→ **TASK DETAILS**
Transcribe the whole listing below without changing a word, but leave out every image.

→ **COLLECTED DATA**
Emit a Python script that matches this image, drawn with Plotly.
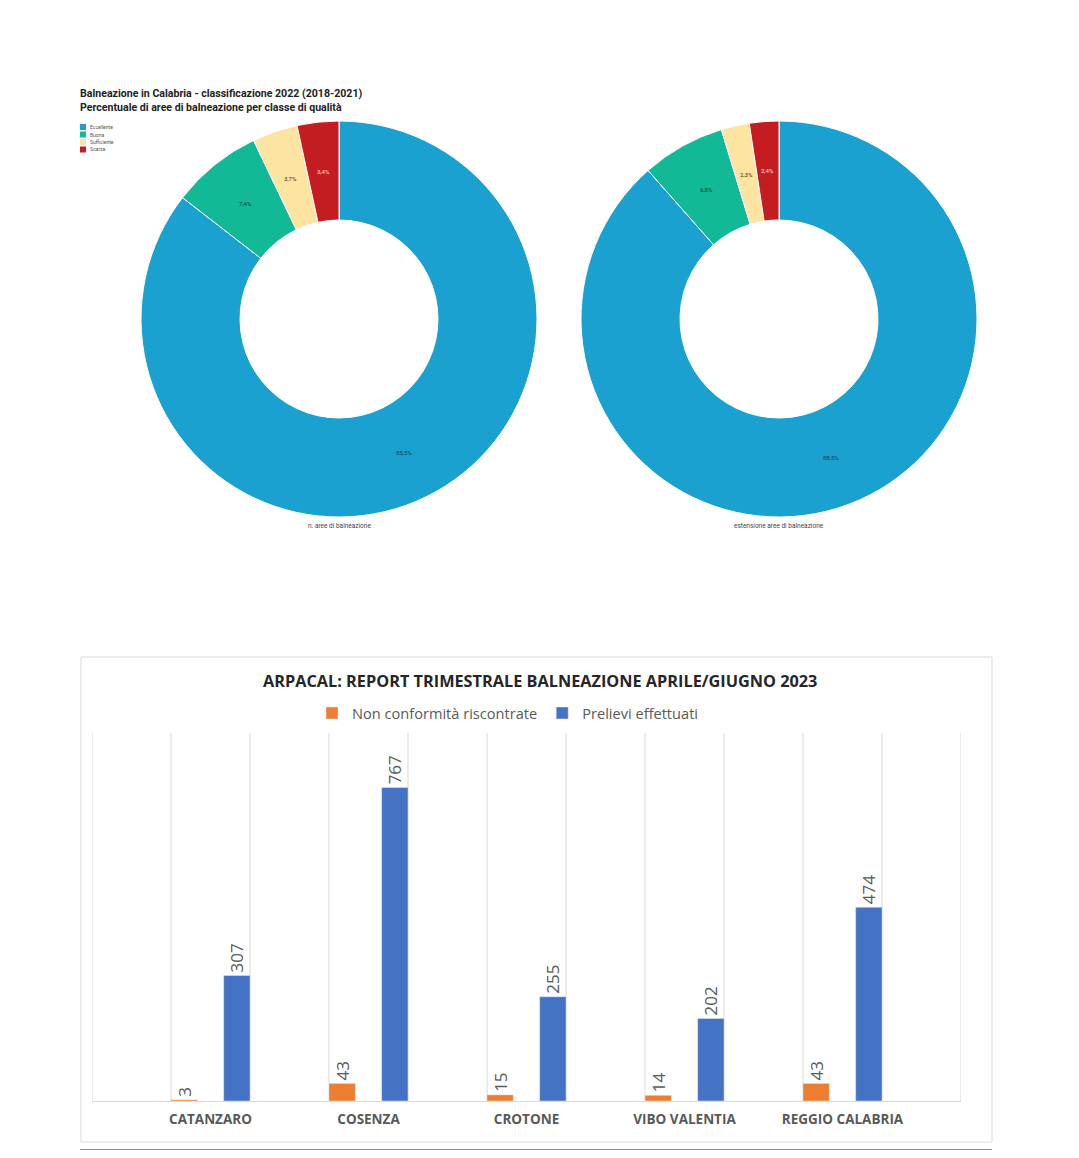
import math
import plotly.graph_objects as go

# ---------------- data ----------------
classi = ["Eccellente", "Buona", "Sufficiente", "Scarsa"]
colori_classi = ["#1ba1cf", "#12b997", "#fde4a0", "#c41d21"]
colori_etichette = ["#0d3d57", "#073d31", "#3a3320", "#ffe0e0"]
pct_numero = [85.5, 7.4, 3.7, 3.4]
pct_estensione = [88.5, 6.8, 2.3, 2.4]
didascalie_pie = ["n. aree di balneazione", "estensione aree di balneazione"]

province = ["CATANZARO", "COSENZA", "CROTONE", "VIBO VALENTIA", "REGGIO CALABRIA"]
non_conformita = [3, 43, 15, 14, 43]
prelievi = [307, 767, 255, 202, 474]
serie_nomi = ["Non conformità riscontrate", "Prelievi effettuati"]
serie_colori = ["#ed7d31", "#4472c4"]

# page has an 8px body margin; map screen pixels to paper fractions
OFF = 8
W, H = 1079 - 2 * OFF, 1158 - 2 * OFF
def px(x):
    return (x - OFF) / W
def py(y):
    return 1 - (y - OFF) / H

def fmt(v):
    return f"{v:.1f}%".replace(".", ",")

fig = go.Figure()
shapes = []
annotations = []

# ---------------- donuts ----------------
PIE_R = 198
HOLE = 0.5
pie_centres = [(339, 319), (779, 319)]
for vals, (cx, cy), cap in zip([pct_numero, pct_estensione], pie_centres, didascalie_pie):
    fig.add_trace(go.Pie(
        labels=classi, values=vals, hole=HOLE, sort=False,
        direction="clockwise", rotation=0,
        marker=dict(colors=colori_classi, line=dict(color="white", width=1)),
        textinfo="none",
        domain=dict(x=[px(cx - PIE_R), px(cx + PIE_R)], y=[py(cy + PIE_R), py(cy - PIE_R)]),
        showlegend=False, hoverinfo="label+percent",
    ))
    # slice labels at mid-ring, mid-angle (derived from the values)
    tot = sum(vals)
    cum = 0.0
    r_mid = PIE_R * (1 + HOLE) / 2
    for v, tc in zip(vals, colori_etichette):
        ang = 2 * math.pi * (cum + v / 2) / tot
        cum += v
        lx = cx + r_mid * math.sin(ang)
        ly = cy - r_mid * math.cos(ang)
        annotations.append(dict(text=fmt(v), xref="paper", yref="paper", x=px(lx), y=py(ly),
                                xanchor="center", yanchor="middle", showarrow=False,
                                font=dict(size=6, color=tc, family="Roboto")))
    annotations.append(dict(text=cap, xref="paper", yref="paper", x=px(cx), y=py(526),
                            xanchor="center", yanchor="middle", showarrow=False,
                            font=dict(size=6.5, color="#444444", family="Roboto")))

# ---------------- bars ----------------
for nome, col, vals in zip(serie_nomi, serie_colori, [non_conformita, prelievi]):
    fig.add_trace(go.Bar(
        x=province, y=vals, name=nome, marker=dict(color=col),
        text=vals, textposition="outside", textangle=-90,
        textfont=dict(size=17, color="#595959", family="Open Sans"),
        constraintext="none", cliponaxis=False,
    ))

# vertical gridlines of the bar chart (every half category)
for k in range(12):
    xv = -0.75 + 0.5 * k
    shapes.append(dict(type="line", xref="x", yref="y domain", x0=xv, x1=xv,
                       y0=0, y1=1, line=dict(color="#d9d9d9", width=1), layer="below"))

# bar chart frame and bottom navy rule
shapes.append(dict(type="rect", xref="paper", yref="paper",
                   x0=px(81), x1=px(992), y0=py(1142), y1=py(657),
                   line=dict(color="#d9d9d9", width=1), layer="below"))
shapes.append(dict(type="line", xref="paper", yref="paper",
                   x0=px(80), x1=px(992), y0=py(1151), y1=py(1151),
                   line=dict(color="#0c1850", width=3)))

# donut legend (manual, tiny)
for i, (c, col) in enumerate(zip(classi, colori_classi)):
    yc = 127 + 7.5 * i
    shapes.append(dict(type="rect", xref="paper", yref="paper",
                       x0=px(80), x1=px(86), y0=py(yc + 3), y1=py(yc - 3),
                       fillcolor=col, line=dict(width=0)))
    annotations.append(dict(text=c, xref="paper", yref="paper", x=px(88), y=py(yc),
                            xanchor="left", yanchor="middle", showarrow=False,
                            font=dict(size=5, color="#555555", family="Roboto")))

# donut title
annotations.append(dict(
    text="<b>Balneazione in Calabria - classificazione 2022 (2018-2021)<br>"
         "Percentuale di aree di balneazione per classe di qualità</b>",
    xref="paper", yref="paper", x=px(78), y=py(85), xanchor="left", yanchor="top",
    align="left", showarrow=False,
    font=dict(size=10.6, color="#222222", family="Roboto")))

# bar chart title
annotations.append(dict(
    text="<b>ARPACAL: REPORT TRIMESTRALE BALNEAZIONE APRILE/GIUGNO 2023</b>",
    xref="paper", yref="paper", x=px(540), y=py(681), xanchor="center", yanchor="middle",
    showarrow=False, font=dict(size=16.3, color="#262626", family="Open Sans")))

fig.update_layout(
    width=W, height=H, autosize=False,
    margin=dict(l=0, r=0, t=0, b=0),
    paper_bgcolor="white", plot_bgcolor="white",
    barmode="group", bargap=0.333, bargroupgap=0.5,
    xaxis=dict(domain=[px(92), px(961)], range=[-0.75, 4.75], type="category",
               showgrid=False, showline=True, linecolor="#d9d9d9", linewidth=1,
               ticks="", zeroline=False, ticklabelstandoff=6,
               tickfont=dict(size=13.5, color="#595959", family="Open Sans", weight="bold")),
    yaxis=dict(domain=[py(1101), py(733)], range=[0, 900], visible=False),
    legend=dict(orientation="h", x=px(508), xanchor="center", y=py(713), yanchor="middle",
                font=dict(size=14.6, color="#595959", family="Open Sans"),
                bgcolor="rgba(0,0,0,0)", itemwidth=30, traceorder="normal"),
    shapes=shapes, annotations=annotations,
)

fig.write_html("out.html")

→ **EXERCISE OUTPUT**
Emit a Python script that matches this image, drawn with Plotly.
import math
import plotly.graph_objects as go

# ---------------- data ----------------
classi = ["Eccellente", "Buona", "Sufficiente", "Scarsa"]
colori_classi = ["#1ba1cf", "#12b997", "#fde4a0", "#c41d21"]
colori_etichette = ["#0d3d57", "#073d31", "#3a3320", "#ffe0e0"]
pct_numero = [85.5, 7.4, 3.7, 3.4]
pct_estensione = [88.5, 6.8, 2.3, 2.4]
didascalie_pie = ["n. aree di balneazione", "estensione aree di balneazione"]

province = ["CATANZARO", "COSENZA", "CROTONE", "VIBO VALENTIA", "REGGIO CALABRIA"]
non_conformita = [3, 43, 15, 14, 43]
prelievi = [307, 767, 255, 202, 474]
serie_nomi = ["Non conformità riscontrate", "Prelievi effettuati"]
serie_colori = ["#ed7d31", "#4472c4"]

# page has an 8px body margin; map screen pixels to paper fractions
OFF = 8
W, H = 1079 - 2 * OFF, 1158 - 2 * OFF
def px(x):
    return (x - OFF) / W
def py(y):
    return 1 - (y - OFF) / H

def fmt(v):
    return f"{v:.1f}%".replace(".", ",")

fig = go.Figure()
shapes = []
annotations = []

# ---------------- donuts ----------------
PIE_R = 198
HOLE = 0.5
pie_centres = [(339, 319), (779, 319)]
for vals, (cx, cy), cap in zip([pct_numero, pct_estensione], pie_centres, didascalie_pie):
    fig.add_trace(go.Pie(
        labels=classi, values=vals, hole=HOLE, sort=False,
        direction="clockwise", rotation=0,
        marker=dict(colors=colori_classi, line=dict(color="white", width=1)),
        textinfo="none",
        domain=dict(x=[px(cx - PIE_R), px(cx + PIE_R)], y=[py(cy + PIE_R), py(cy - PIE_R)]),
        showlegend=False, hoverinfo="label+percent",
    ))
    # slice labels at mid-ring, mid-angle (derived from the values)
    tot = sum(vals)
    cum = 0.0
    r_mid = PIE_R * (1 + HOLE) / 2
    for v, tc in zip(vals, colori_etichette):
        ang = 2 * math.pi * (cum + v / 2) / tot
        cum += v
        lx = cx + r_mid * math.sin(ang)
        ly = cy - r_mid * math.cos(ang)
        annotations.append(dict(text=fmt(v), xref="paper", yref="paper", x=px(lx), y=py(ly),
                                xanchor="center", yanchor="middle", showarrow=False,
                                font=dict(size=6, color=tc, family="Roboto")))
    annotations.append(dict(text=cap, xref="paper", yref="paper", x=px(cx), y=py(526),
                            xanchor="center", yanchor="middle", showarrow=False,
                            font=dict(size=6.5, color="#444444", family="Roboto")))

# ---------------- bars ----------------
for nome, col, vals in zip(serie_nomi, serie_colori, [non_conformita, prelievi]):
    fig.add_trace(go.Bar(
        x=province, y=vals, name=nome, marker=dict(color=col),
        text=vals, textposition="outside", textangle=-90,
        textfont=dict(size=17, color="#595959", family="Open Sans"),
        constraintext="none", cliponaxis=False,
    ))

# vertical gridlines of the bar chart (every half category)
for k in range(12):
    xv = -0.75 + 0.5 * k
    shapes.append(dict(type="line", xref="x", yref="y domain", x0=xv, x1=xv,
                       y0=0, y1=1, line=dict(color="#d9d9d9", width=1), layer="below"))

# bar chart frame and bottom navy rule
shapes.append(dict(type="rect", xref="paper", yref="paper",
                   x0=px(81), x1=px(992), y0=py(1142), y1=py(657),
                   line=dict(color="#d9d9d9", width=1), layer="below"))
shapes.append(dict(type="line", xref="paper", yref="paper",
                   x0=px(80), x1=px(992), y0=py(1151), y1=py(1151),
                   line=dict(color="#0c1850", width=3)))

# donut legend (manual, tiny)
for i, (c, col) in enumerate(zip(classi, colori_classi)):
    yc = 127 + 7.5 * i
    shapes.append(dict(type="rect", xref="paper", yref="paper",
                       x0=px(80), x1=px(86), y0=py(yc + 3), y1=py(yc - 3),
                       fillcolor=col, line=dict(width=0)))
    annotations.append(dict(text=c, xref="paper", yref="paper", x=px(88), y=py(yc),
                            xanchor="left", yanchor="middle", showarrow=False,
                            font=dict(size=5, color="#555555", family="Roboto")))

# donut title
annotations.append(dict(
    text="<b>Balneazione in Calabria - classificazione 2022 (2018-2021)<br>"
         "Percentuale di aree di balneazione per classe di qualità</b>",
    xref="paper", yref="paper", x=px(78), y=py(85), xanchor="left", yanchor="top",
    align="left", showarrow=False,
    font=dict(size=10.6, color="#222222", family="Roboto")))

# bar chart title
annotations.append(dict(
    text="<b>ARPACAL: REPORT TRIMESTRALE BALNEAZIONE APRILE/GIUGNO 2023</b>",
    xref="paper", yref="paper", x=px(540), y=py(681), xanchor="center", yanchor="middle",
    showarrow=False, font=dict(size=16.3, color="#262626", family="Open Sans")))

fig.update_layout(
    width=W, height=H, autosize=False,
    margin=dict(l=0, r=0, t=0, b=0),
    paper_bgcolor="white", plot_bgcolor="white",
    barmode="group", bargap=0.333, bargroupgap=0.5,
    xaxis=dict(domain=[px(92), px(961)], range=[-0.75, 4.75], type="category",
               showgrid=False, showline=True, linecolor="#d9d9d9", linewidth=1,
               ticks="", zeroline=False, ticklabelstandoff=6,
               tickfont=dict(size=13.5, color="#595959", family="Open Sans", weight="bold")),
    yaxis=dict(domain=[py(1101), py(733)], range=[0, 900], visible=False),
    legend=dict(orientation="h", x=px(508), xanchor="center", y=py(713), yanchor="middle",
                font=dict(size=14.6, color="#595959", family="Open Sans"),
                bgcolor="rgba(0,0,0,0)", itemwidth=30, traceorder="normal"),
    shapes=shapes, annotations=annotations,
)

fig.write_html("out.html")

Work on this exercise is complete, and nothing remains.